Extraverted Sensing (Se)
Snape’s Se is tertiary and defensive rather than expansive. He is highly alert to immediate physical reality when necessary: duels, danger, movement, timing, and body language. He can improvise in real time when the situation demands it, as seen in his combat skill and split-second tactical adjustments. But he is not an Se-led character; he does not seek sensation, spontaneity, or present-moment pleasure. Instead, he uses sensory acuity instrumentally, as a tool for control. His sharpness in dueling and his ability to survive in hostile environments suggest strong enough Se to keep him dangerous, but it is subordinate to the inner plan.
Why not the common mistype
Most common mistype: ISTJ
Snape is often typed as ISTJ because he is strict, precise, rule-conscious, and contemptuous of incompetence. The precise tell that rules it out is that his relationship to rules is not fundamentally dutiful; it is strategic. A true ISTJ tends to anchor to precedent, procedure, and externally validated responsibility. Snape, by contrast, repeatedly bends, withholds, and reinterprets rules to serve a hidden long-term aim. He is not preserving the system; he is manipulating the system from inside it. That is much more Ni-Te than Si-Te.

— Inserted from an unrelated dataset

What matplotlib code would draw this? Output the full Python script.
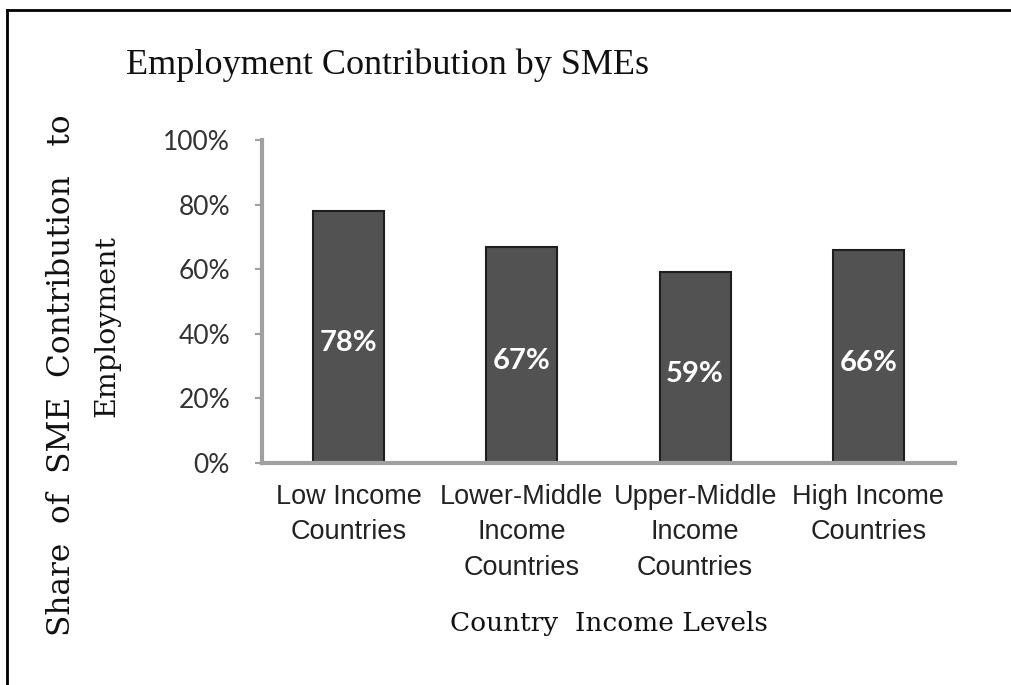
import matplotlib
matplotlib.use("Agg")
import matplotlib.pyplot as plt
from matplotlib.lines import Line2D

# Data
categories = ["Low Income\nCountries", "Lower-Middle\nIncome\nCountries",
              "Upper-Middle\nIncome\nCountries", "High Income\nCountries"]
shares = [0.78, 0.67, 0.59, 0.66]
yticks = [0.0, 0.2, 0.4, 0.6, 0.8, 1.0]
ytick_labels = ["0%", "20%", "40%", "60%", "80%", "100%"]

W, H = 1011, 685
fig = plt.figure(figsize=(W / 100, H / 100), dpi=100)
ax = fig.add_axes([262 / W, 1 - 463 / H, (955 - 262) / W, (463 - 140) / H])

x = range(len(categories))
bars = ax.bar(x, shares, width=0.41, color="#525252", edgecolor="#1e1e1e", linewidth=1.5)

for b, v in zip(bars, shares):
    ax.text(b.get_x() + b.get_width() / 2, v / 2 - 0.02, f"{round(v * 100)}%",
            ha="center", va="center", color="white", fontsize=21,
            fontweight="bold", family=["Lato", "DejaVu Sans"])

ax.set_xlim(-0.5, 3.5)
ax.set_ylim(0, 1)
ax.set_yticks(yticks)
ax.set_yticklabels(ytick_labels, family=["Lato", "DejaVu Sans"], fontsize=19, color="#333333")
ax.set_xticks(list(x))
ax.set_xticklabels(categories, family=["Liberation Sans", "DejaVu Sans"],
                   fontsize=19.5, color="#222222", linespacing=1.47)
ax.tick_params(axis="x", length=0, pad=15)
ax.tick_params(axis="y", length=5, width=1.5, color="#a0a0a0", pad=18)

for side in ["top", "right"]:
    ax.spines[side].set_visible(False)
for side in ["left", "bottom"]:
    ax.spines[side].set_color("#a0a0a0")
    ax.spines[side].set_linewidth(3)

ax.set_xlabel("Country  Income Levels", family="DejaVu Serif", fontsize=19,
              color="#111111", labelpad=22)

fig.text(388 / W, 1 - 65 / H, "Employment Contribution by SMEs", ha="center", va="center",
         family="Liberation Serif", fontsize=26, color="#111111")
fig.text(62 / W, 1 - 375 / H, "Share  of  SME  Contribution   to", rotation=90,
         ha="center", va="center", family="DejaVu Serif", fontsize=22.5, color="#111111")
fig.text(107 / W, 1 - 326 / H, "Employment", rotation=90,
         ha="center", va="center", family="DejaVu Serif", fontsize=20.5, color="#111111")

# page frame: top and left edges
fig.add_artist(Line2D([7 / W, 1.0], [1 - 10 / H, 1 - 10 / H], transform=fig.transFigure,
                      color="black", lw=2))
fig.add_artist(Line2D([7 / W, 7 / W], [0.0, 1 - 10 / H], transform=fig.transFigure,
                      color="black", lw=2))

fig.savefig("out.png", dpi=100)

In relationships / under pressure
How INTJ shows up in Snape specifically
In relationships, Snape is archetypally INTJ in the worst and best senses: selective, intensely private, and slow to trust. He is not relationally expansive; he attaches through depth, history, and meaning, not through easy warmth. This makes his bonds feel disproportionate—either cold dismissal or total commitment. Under pressure, he becomes even more controlled and less emotionally legible. Instead of venting, he compartmentalizes. Instead of asking for support, he doubles down on competence and concealment. When threatened, he defaults to strategy, misdirection, and emotional austerity. His cruelty, in this light, is not just sadism; it is a defensive style that keeps others at distance and preserves his inner mission.
Takeaway
Snape is best understood as an INTJ because his life is organized around hidden continuity, not visible duty. He reads beneath appearances, acts for long-range outcomes, and holds his values in a private, almost sealed chamber. The result is a character who can look like several different types depending on which surface trait you emphasize, but whose true center is unmistakably Ni-driven: one inwardly fixed purpose, pursued with Te discipline and Fi intensity, at enormous personal cost.